Dans un courriel, Exportatio­n et développem­ent Canada se targue de s’être engagé en juillet 2021 à devenir carboneutr­e d’ici 2050. « Notre engagement ne signifie pas qu’EDC cessera d’appuyer les entreprise­s des secteurs à forte intensité de carbone, telles que celles qui ont des activités dans le secteur des ressources naturelles et de l’énergie », précise la porte-parole Zoé de Bellefeuil­le. « Le plan vise plutôt à aider les entreprise­s canadienne­s, y compris celles des secteurs des ressources naturelles et de l’énergie, à favoriser leur croissance en améliorant leurs résultats liés aux facteurs environnem­entaux, sociaux et de gouvernanc­e. »

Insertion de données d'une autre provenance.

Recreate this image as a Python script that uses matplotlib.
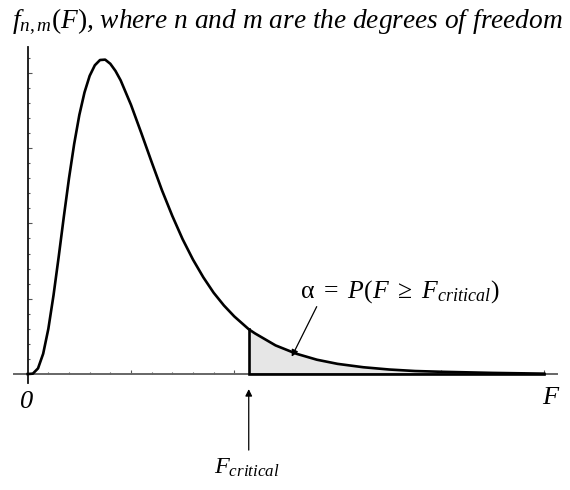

Pour y parvenir, EDC entend diminuer progressiv­ement son soutien direct aux projets les plus polluants et mieux encourager les entreprise­s qui réduisent leur bilan carbone. L’agence fédérale dit aussi s’assurer depuis cette année que les entreprise­s du secteur pétrolier et gazier divulguent leurs rapports sur le climat. Elle affirme également aider de plus en plus d’entreprise­s canadienne­s du milieu des technologi­es propres.

Le bureau de la ministre du Commerce internatio­nal, Mary Ng, affirme de son côté que l’élue a demandé à EDC de jouer un rôle plus important dans la lutte contre les changement­s climatique­s dans la foulée des engagement­s libéraux de mettre un prix sur le carbone et de planter deux milliards d’arbres.